Removal of ant colony in a lawn
We have two large ant colonies (large black ants, not carpenter) in our lawn. The ground is soft where they are and I have tried pouring boiling water down the holes, using vinegar, etc but they keep coming back. What is the best way to permanently remove them? They pose walking hazards…
Ants are social insects that live in organized nests that contain many hundreds and sometimes thousands of ants. Ants can cause concern, however they are a nuisance rather than a destructive pest. They mainly feed on insects, including other ants. Usually, they do little damage to plants themselves, except by disturbing the soil around the plant roots and depositing it on the surface during their nest building activities. This can be a nuisance on lawns, as you are experiencing .
Unless nests are particularly troublesome, ants are best left alone. If a colony is destroyed it is likely that its place will taken by in-coming queen ants, which take over the territory and establish even more new nests.

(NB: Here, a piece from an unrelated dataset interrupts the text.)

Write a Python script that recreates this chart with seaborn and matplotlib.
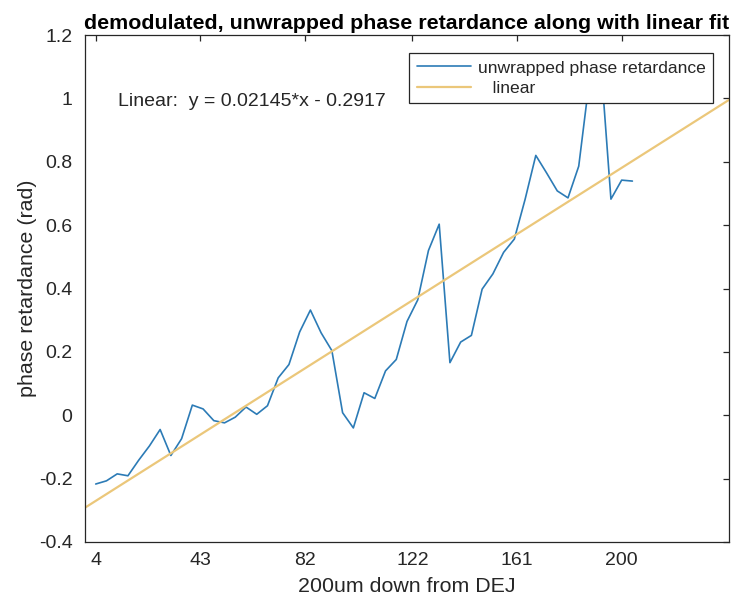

Ants prefer dry, well-drained soil in an undisturbed, low traffic area. Your best defense is to keep your lawn healthy and stress free. Follow your lawn care schedule. Cut the grass the right height. Feed your lawn and water as necessary. If the lawn has an uneven surface due to years of ant activity, peel back the turf in the raised areas, remove excess soil and relay the turf. This is easier to do in the winter when ants are less active
The Ontario ministry of the Environment has approved the use of borax as well as diatomaceous earth, which is available at your local garden centre..Below is a link to a Gardening Guide on organic pest control : http://www.torontomastergardeners.ca/wp-content/uploads/2012/08/Organic-Pest-Control-Products.pdfor
Unless the infestation is particularly troublesome, the best remedy is to live with these beneficial insects. Most ants eat the larvae of lawn pests that they find among the roots of the grass.